In case you couldn't tell, I am not one of those people.
So instead, I take shortcuts whenever I can. Most of the time, those shortcuts involve technology and my phone, aka my third arm. We have access to all of this amazing technology that makes life easier, so make that technology work for you.
I already mentioned my Recipes Gmail folder, but here are a few other ways I use technology to make meal prepping on Sundays a little easier:
Grocery list apps
I use Free Shopping List Ease, which creates two lists: one list of what to buy at the grocery store, and one list of what you currently have at home. That way, you avoid double-purchasing something you're already stocked up on, which comes in handy when trying to figure out if you're almost out of pantry staples like quinoa or milk.
This is for those on-the-go food inspiration moments. One of my favorite things to do is take a salad I see at sweetgreen or Farmer's Fridge and try to recreate it at home- but it's a pain to pull up the sweetgreen menu at the grocery store and try to make an ingredient list. Instead, I take a photo or screenshot of the item I want to recreate, so I can easily access it on-the-go. I also use this if I see a recipe in a magazine (ah, so old-fashioned of me) or out at a restaurant.

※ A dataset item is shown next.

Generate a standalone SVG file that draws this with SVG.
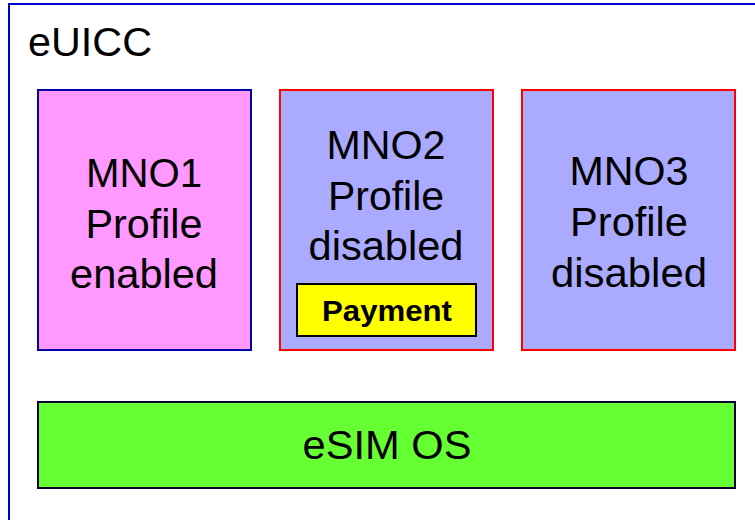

Some days, the grocery store just isn't going to happen. And that's okay! Instead of beating myself up about it or calling that entire week of meal prep a wash, I hop on my Instacart app and order groceries for delivery. Sure, it's got a cost, but if it keeps me on track with my healthy eating goals and away from the takeout menus, I'm willing to pay that difference.
Instacart is especially crucial when I'm traveling; oftentimes, I schedule a flight to come back on Sunday evening, and I don't get home in time for a grocery trip. With Instacart, I can leisurely compile my grocery list while on the Blue Line and schedule delivery for when I'll be back in my apartment.